To access the timeline, open Google Earth on the web, click the navigation wheel icon, and press the large “Timelapse in Google Earth” button – or simply go to g.co/timelapse. With Timelapse open, you’ll get a large panel on the right, with a timeline from 1984 to the present, and a few shortcuts to places that Google says are particularly interesting. Google Earth Timelapse still doesn’t work well worldwide. Some places, such as New York City, seem hopeless, even when you set the timer to 2020. Google-highlighted locations, such as Dubai, look much better and play like a game of SimCity.
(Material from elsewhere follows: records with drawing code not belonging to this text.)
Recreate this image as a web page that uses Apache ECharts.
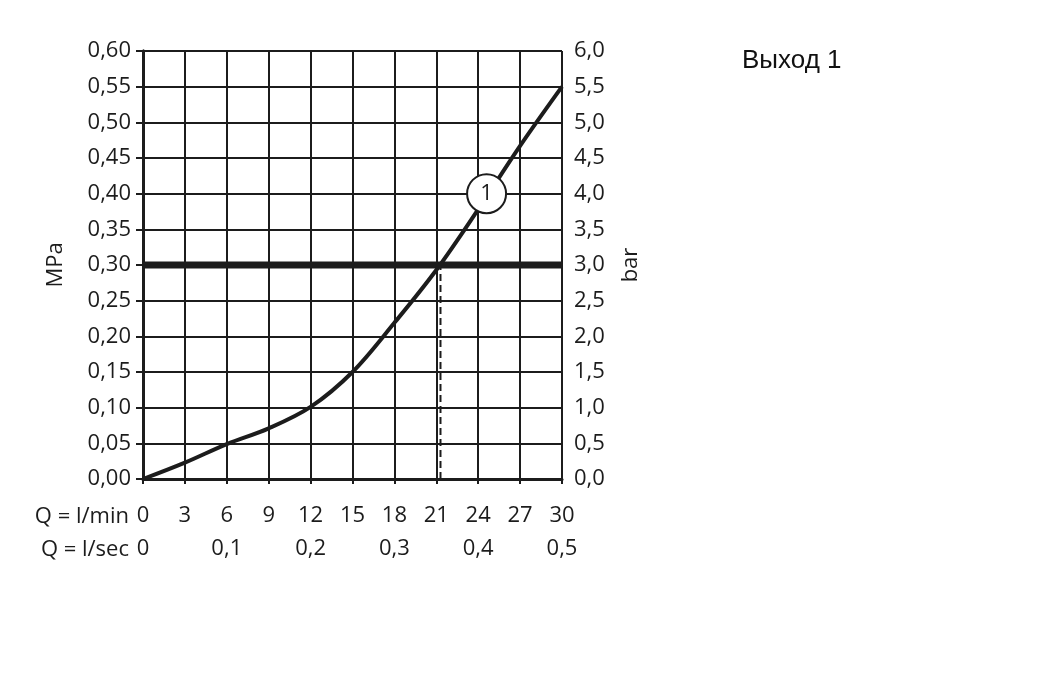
<!DOCTYPE html>
<html>
<head>
<meta charset="utf-8">
<script src="https://cdn.jsdelivr.net/npm/echarts@6/dist/echarts.min.js"></script>
<style>
html,body{margin:0;padding:0;background:#fff;}
#c{width:1059px;height:675px;}
</style>
</head>
<body>
<div id="c"></div>
<script>
// Data
const flowLpm     = [0, 3, 6, 9, 12, 15, 18, 21, 24, 27, 30];
const pressureMPa = [0, 0.023, 0.049, 0.071, 0.101, 0.15, 0.219, 0.293, 0.378, 0.467, 0.55];
const refPressure = 0.30;
const refFlow = 21.3;
const markerFlow = 24.6;
const markerPressure = 0.40;
const markerLabel = '1';
const titleText = 'Выход 1';
const leftAxisName = 'MPa';
const rightAxisName = 'bar';
const rowLabelMin = 'Q = l/min';
const rowLabelSec = 'Q = l/sec';

const ink = '#1c1c1c';
const font = 'Open Sans';
const fs = 22;

const chart = echarts.init(document.getElementById('c'), null, {renderer: 'canvas'});
const curve = flowLpm.map((x, i) => [x, pressureMPa[i]]);

chart.setOption({
  animation: false,
  backgroundColor: '#fff',
  grid: {left: 143, top: 51, right: 497, bottom: 196, containLabel: false},
  graphic: [
    {type: 'text', left: 742, top: 48, style: {text: titleText, font: '26px "Liberation Sans", Arial, sans-serif', fill: '#111'}},
    {type: 'text', x: 129, y: 517, style: {text: rowLabelMin, font: fs + 'px "' + font + '"', fill: ink, textAlign: 'right', textVerticalAlign: 'middle'}},
    {type: 'text', x: 129, y: 550, style: {text: rowLabelSec, font: fs + 'px "' + font + '"', fill: ink, textAlign: 'right', textVerticalAlign: 'middle'}}
  ],
  xAxis: [
    {
      type: 'value', min: 0, max: 30, interval: 3, position: 'bottom',
      axisLine: {show: true, onZero: false, lineStyle: {color: ink, width: 3}},
      axisTick: {show: true, inside: false, length: 5, lineStyle: {color: ink, width: 2}},
      splitLine: {show: true, lineStyle: {color: ink, width: 2}},
      axisLabel: {color: ink, fontFamily: font, fontSize: fs, margin: 26}
    },
    {
      type: 'value', min: 0, max: 0.5, interval: 0.1, position: 'bottom', offset: 33,
      axisLine: {show: false}, axisTick: {show: false}, splitLine: {show: false},
      axisLabel: {color: ink, fontFamily: font, fontSize: fs, margin: 26,
        formatter: v => (Math.round(v * 10) / 10).toString().replace('.', ',')}
    }
  ],
  yAxis: [
    {
      type: 'value', min: 0, max: 0.6, interval: 0.05, position: 'left',
      name: leftAxisName, nameLocation: 'middle', nameRotate: 90, nameGap: 76,
      nameTextStyle: {color: ink, fontFamily: font, fontSize: fs},
      axisLine: {show: true, lineStyle: {color: ink, width: 3}},
      axisTick: {show: true, inside: false, length: 7, lineStyle: {color: ink, width: 2}},
      splitLine: {show: true, lineStyle: {color: ink, width: 2}},
      axisLabel: {color: ink, fontFamily: font, fontSize: fs, margin: 12,
        formatter: v => v.toFixed(2).replace('.', ',')}
    },
    {
      type: 'value', min: 0, max: 6, interval: 0.5, position: 'right',
      name: rightAxisName, nameLocation: 'middle', nameRotate: 90, nameGap: 58,
      nameTextStyle: {color: ink, fontFamily: font, fontSize: fs},
      axisLine: {show: true, lineStyle: {color: ink, width: 3}},
      axisTick: {show: true, inside: false, length: 7, lineStyle: {color: ink, width: 2}},
      splitLine: {show: false},
      axisLabel: {color: ink, fontFamily: font, fontSize: fs, margin: 12,
        formatter: v => v.toFixed(1).replace('.', ',')}
    }
  ],
  series: [
    {
      type: 'line', data: [[0, refPressure], [30, refPressure]],
      showSymbol: false, lineStyle: {color: ink, width: 7}, z: 3, silent: true
    },
    {
      type: 'line', data: [[refFlow, 0], [refFlow, refPressure]],
      showSymbol: false, lineStyle: {color: ink, width: 2, type: [7, 4]}, z: 3, silent: true
    },
    {
      type: 'line', data: curve, smooth: 0.35, showSymbol: false,
      lineStyle: {color: ink, width: 4}, z: 4, silent: true
    },
    {
      type: 'scatter', data: [[markerFlow, markerPressure]], symbol: 'circle', symbolSize: 39,
      itemStyle: {color: '#fff', borderColor: ink, borderWidth: 2, opacity: 1}, z: 5,
      label: {show: true, position: 'inside', formatter: markerLabel, color: ink, fontFamily: font, fontSize: fs},
      silent: true
    }
  ]
});
</script>
</body>
</html>
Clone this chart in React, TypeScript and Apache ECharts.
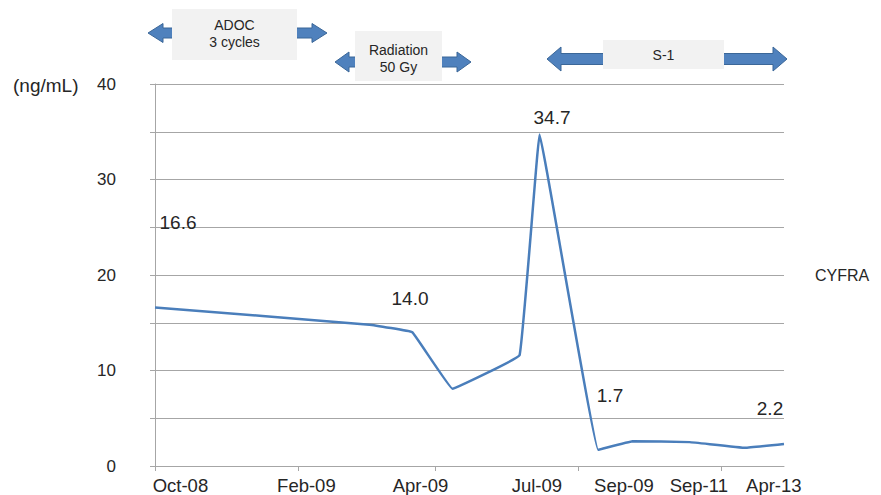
import React, { useEffect, useRef } from "react";
import * as echarts from "echarts";

// Time positions on the x axis (in tick-interval units) and CYFRA values (ng/mL)
const xPositions = [0, 1.5, 1.8, 2.08, 2.55, 2.69, 3.1, 3.34, 3.74, 4.13, 4.4];
const cyfraValues = [16.6, 14.8, 14.0, 8.1, 11.6, 34.7, 1.7, 2.6, 2.5, 1.9, 2.3];

// X axis tick marks and date labels
const xTickValues = [0, 1.0, 1.958, 2.958, 3.958];
const xLabelValues = [0.178, 1.059, 1.857, 2.671, 3.28, 3.804, 4.329];
const xLabelNames = ["Oct-08", "Feb-09", "Apr-09", "Jul-09", "Sep-09", "Sep-11", "Apr-13"];

// Y axis
const yMin = 0;
const yMax = 40;
const yInterval = 5;

// Data labels shown on the chart
const dataLabelTexts = ["16.6", "14.0", "34.7", "1.7", "2.2"];
const seriesName = "CYFRA";
const unitLabel = "(ng/mL)";

// Treatment annotations
const treatments = [
  { lines: ["ADOC", "3 cycles"] },
  { lines: ["Radiation", "50 Gy"] },
  { lines: ["S-1"] },
];

const FONT = "'Liberation Sans', Arial, sans-serif";
const TEXT = "#262626";
const GRID = "#A6A6A6";
const BLUE = "#4A7EBB";

function doubleArrow(xL: number, xR: number, c: number, h: number, H: number, s: number) {
  return [
    [xL, c],
    [xL + h, c - H],
    [xL + h, c - s],
    [xR - h, c - s],
    [xR - h, c - H],
    [xR, c],
    [xR - h, c + H],
    [xR - h, c + s],
    [xL + h, c + s],
    [xL + h, c + H],
  ];
}

export default function App() {
  const ref = useRef<HTMLDivElement>(null);

  useEffect(() => {
    document.body.style.margin = "0";
    const chart = echarts.init(ref.current!, undefined, { renderer: "svg" });

    const arrowGeom = [
      { arrow: [148, 327, 33, 15, 9.5, 5], box: [172, 9, 125, 51], textY: [25, 42] },
      { arrow: [335, 471, 62, 14, 10, 5], box: [355, 31, 87, 50], textY: [50, 67] },
      { arrow: [547, 787, 59, 14, 12, 5.5], box: [603, 40, 121, 29], textY: [55] },
    ];

    const graphics: any[] = [];
    treatments.forEach((t, i) => {
      const g = arrowGeom[i];
      const [xL, xR, c, h, H, s] = g.arrow;
      graphics.push({
        type: "polygon",
        shape: { points: doubleArrow(xL, xR, c, h, H, s) },
        style: { fill: "#4F81BD", stroke: "#3B6798", lineWidth: 1 },
        z: 10,
      });
      const [bx, by, bw, bh] = g.box;
      graphics.push({
        type: "rect",
        shape: { x: bx, y: by, width: bw, height: bh },
        style: { fill: "#F2F2F2" },
        z: 11,
      });
      t.lines.forEach((line, j) => {
        graphics.push({
          type: "text",
          x: bx + bw / 2,
          y: g.textY[j],
          style: {
            text: line,
            fill: TEXT,
            font: `14px ${FONT}`,
            textAlign: "center",
            textVerticalAlign: "middle",
          },
          z: 12,
        });
      });
    });

    const labelPos = [
      [178, 222],
      [410, 298],
      [552, 117],
      [610, 395],
      [770, 408],
    ];
    dataLabelTexts.forEach((txt, i) => {
      graphics.push({
        type: "text",
        x: labelPos[i][0],
        y: labelPos[i][1],
        style: {
          text: txt,
          fill: TEXT,
          font: `19px ${FONT}`,
          textAlign: "center",
          textVerticalAlign: "middle",
        },
        z: 12,
      });
    });

    graphics.push({
      type: "text",
      x: 815,
      y: 275,
      style: { text: seriesName, fill: TEXT, font: `16px ${FONT}`, textAlign: "left", textVerticalAlign: "middle" },
    });
    graphics.push({
      type: "text",
      x: 13,
      y: 85,
      style: { text: unitLabel, fill: TEXT, font: `19px ${FONT}`, textAlign: "left", textVerticalAlign: "middle" },
    });

    chart.setOption({
      animation: false,
      backgroundColor: "#FFFFFF",
      grid: { left: 155, right: 97, top: 84, bottom: 28, containLabel: false },
      xAxis: {
        type: "value",
        min: 0,
        max: 4.4,
        axisLine: { show: true, lineStyle: { color: GRID, width: 1 } },
        axisTick: {
          show: true,
          length: 5,
          lineStyle: { color: GRID },
          customValues: xTickValues,
        },
        axisLabel: {
          show: true,
          margin: 10,
          color: TEXT,
          fontSize: 18.5,
          fontFamily: FONT,
          customValues: xLabelValues,
          formatter: (v: number) => {
            const idx = xLabelValues.findIndex((p) => Math.abs(p - v) < 1e-6);
            return idx >= 0 ? xLabelNames[idx] : "";
          },
        },
        splitLine: { show: false },
      },
      yAxis: {
        type: "value",
        min: yMin,
        max: yMax,
        interval: yInterval,
        axisLine: { show: true, lineStyle: { color: GRID, width: 1 } },
        axisTick: { show: true, length: 5, lineStyle: { color: GRID } },
        axisLabel: {
          margin: 39,
          color: TEXT,
          fontSize: 17,
          fontFamily: FONT,
          formatter: (v: number) => (v % 10 === 0 ? String(v) : ""),
        },
        splitLine: { show: true, lineStyle: { color: GRID, width: 1 } },
      },
      series: [
        {
          name: seriesName,
          type: "line",
          data: xPositions.map((x, i) => [x, cyfraValues[i]]),
          smooth: 0.05,
          showSymbol: false,
          symbol: "none",
          lineStyle: { color: BLUE, width: 2.5 },
          z: 5,
        },
      ],
      graphic: graphics,
    });

    return () => chart.dispose();
  }, []);

  return (
    <div
      ref={ref}
      style={{ position: "absolute", left: 0, top: 0, width: 881, height: 495 }}
    />
  );
}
In addition to providing a new and fun feature in Google Earth, Google is launching Timelapse as a teaching tool for climate change. If you want this information in a more portable format than Google Earth, Google has created a large batch of timelapse videos of the Earth, highlighting “urban sprawl, mining impact, river meanders, mega-city growth, deforestation and agricultural expansion.” The videos are licensed under Creative Commons Attribution 4.0, so you are free to use them for anything you want, as long as you grant Google credit.
As in New York City, there are a few holes in Google data right now. Objects such as 3D buildings do not appear in Timelapse mode, nor does the geometry of the Earth appear to change. However, this 3D time-lapse feature is a platform for the future, and Google says it will “update Google Earth annually with new Timelapse images over the next decade.”